◆ REQUIREMENT
From the entries below, copy out every line with "this" in it.

◆ STORED DATA
◇ ◇ ◇ ◇ ◇ ◇ ◇

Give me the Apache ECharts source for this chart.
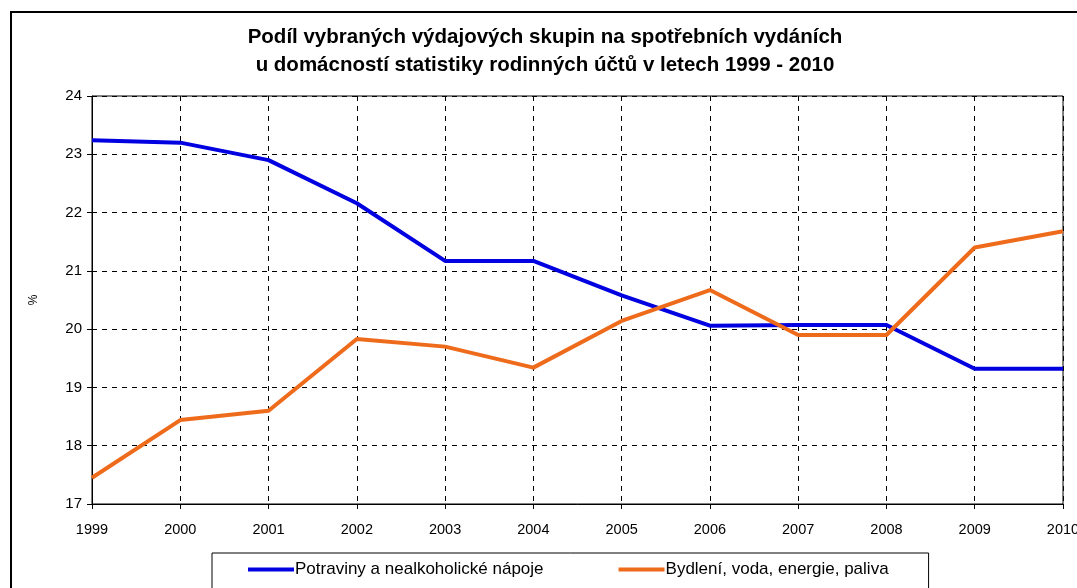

◇ ◇ ◇ ◇ ◇ ◇ ◇

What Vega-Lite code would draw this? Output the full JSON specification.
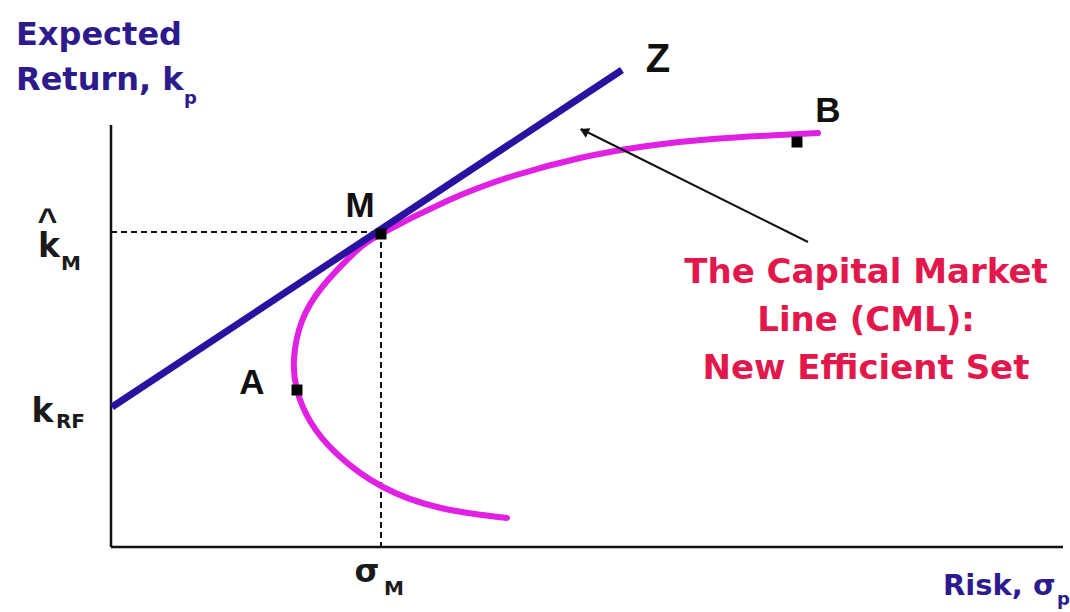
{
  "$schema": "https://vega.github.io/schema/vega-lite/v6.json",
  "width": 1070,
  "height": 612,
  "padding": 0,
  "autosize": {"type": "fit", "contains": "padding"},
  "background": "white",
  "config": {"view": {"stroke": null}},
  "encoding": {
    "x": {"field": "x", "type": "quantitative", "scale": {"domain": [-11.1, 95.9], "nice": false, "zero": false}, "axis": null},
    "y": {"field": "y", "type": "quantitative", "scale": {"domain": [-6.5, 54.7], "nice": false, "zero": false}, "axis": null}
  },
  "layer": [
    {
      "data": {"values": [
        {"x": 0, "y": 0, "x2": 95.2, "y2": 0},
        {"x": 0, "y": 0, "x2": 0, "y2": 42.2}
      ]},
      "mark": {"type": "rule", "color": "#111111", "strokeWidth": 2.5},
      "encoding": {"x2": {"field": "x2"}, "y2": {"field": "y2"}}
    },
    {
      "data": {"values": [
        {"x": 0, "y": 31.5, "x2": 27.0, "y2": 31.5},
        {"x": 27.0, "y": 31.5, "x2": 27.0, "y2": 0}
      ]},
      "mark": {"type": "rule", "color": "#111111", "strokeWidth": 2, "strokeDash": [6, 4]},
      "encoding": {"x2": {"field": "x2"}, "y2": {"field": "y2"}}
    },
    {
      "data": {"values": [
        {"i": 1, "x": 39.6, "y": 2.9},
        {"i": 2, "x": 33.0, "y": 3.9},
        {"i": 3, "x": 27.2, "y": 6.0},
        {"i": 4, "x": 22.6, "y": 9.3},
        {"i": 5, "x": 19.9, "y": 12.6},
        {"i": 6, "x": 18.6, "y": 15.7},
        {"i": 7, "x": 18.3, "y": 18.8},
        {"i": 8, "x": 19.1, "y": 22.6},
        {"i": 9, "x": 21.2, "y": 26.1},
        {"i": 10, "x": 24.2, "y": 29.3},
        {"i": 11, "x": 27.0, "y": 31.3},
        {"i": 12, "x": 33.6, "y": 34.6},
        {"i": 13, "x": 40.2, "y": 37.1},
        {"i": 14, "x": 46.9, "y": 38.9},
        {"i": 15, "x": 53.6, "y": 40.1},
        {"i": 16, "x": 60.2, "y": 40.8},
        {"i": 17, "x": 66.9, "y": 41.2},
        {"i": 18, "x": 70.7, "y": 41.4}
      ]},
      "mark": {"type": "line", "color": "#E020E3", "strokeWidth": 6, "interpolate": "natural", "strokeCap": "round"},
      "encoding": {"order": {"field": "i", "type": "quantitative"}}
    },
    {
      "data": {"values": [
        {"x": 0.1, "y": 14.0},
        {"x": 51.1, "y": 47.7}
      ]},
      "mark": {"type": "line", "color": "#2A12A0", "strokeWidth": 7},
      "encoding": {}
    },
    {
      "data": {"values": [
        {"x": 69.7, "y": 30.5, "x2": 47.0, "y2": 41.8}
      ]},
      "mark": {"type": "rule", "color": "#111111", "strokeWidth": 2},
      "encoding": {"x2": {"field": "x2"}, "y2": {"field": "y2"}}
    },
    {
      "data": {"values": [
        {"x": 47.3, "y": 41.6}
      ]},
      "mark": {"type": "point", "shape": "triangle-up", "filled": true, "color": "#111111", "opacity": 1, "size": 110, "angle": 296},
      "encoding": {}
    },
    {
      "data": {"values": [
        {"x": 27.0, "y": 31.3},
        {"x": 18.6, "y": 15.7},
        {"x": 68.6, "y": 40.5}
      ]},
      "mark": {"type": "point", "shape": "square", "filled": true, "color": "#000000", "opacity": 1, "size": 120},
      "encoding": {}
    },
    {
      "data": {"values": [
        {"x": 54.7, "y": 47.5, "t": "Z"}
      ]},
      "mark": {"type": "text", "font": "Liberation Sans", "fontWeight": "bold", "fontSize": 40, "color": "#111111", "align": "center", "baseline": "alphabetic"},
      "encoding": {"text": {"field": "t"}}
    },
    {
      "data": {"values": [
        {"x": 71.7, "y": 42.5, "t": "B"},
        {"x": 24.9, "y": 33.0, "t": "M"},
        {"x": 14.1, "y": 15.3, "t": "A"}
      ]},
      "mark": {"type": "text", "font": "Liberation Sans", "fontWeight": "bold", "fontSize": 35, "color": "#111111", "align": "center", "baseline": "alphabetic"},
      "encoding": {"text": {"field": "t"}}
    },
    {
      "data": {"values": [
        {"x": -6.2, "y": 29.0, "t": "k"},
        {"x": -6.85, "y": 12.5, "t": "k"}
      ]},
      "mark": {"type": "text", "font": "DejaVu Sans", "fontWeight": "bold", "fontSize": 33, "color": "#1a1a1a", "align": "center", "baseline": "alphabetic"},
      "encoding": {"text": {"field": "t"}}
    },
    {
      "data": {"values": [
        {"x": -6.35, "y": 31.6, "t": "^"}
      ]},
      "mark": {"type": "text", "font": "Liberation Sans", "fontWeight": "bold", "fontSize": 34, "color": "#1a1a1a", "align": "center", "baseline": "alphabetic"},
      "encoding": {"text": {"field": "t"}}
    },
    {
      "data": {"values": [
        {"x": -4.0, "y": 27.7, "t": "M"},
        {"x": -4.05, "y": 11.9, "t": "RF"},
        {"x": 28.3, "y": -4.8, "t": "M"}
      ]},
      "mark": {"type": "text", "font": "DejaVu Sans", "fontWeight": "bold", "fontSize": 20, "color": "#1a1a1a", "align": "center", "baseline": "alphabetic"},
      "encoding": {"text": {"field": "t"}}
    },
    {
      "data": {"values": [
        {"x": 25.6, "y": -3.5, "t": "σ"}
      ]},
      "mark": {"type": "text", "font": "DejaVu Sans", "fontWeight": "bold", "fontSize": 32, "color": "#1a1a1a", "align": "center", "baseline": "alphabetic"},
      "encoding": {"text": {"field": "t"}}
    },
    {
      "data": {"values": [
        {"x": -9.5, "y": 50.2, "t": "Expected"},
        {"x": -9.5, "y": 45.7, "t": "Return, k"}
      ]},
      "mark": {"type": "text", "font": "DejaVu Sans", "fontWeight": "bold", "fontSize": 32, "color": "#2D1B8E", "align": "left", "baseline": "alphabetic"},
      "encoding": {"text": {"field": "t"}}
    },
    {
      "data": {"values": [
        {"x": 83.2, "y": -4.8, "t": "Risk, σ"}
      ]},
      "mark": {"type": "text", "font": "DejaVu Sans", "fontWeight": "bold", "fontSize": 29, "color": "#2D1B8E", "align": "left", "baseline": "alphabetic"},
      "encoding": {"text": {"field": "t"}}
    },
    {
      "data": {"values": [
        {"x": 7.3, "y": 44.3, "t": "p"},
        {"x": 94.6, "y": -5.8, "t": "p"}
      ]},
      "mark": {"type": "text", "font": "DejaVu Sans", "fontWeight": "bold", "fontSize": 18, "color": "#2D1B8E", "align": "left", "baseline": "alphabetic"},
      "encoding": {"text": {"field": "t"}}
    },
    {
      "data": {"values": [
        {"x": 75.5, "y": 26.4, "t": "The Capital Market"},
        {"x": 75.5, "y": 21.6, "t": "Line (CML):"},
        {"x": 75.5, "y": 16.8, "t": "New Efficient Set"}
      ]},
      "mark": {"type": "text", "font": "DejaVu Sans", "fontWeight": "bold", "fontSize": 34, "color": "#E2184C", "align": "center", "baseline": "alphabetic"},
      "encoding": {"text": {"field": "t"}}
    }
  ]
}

◇ ◇ ◇ ◇ ◇ ◇ ◇

◆ SOLUTION TO THE EXERCISE
Give me the Apache ECharts source for this chart.
What Vega-Lite code would draw this? Output the full JSON specification.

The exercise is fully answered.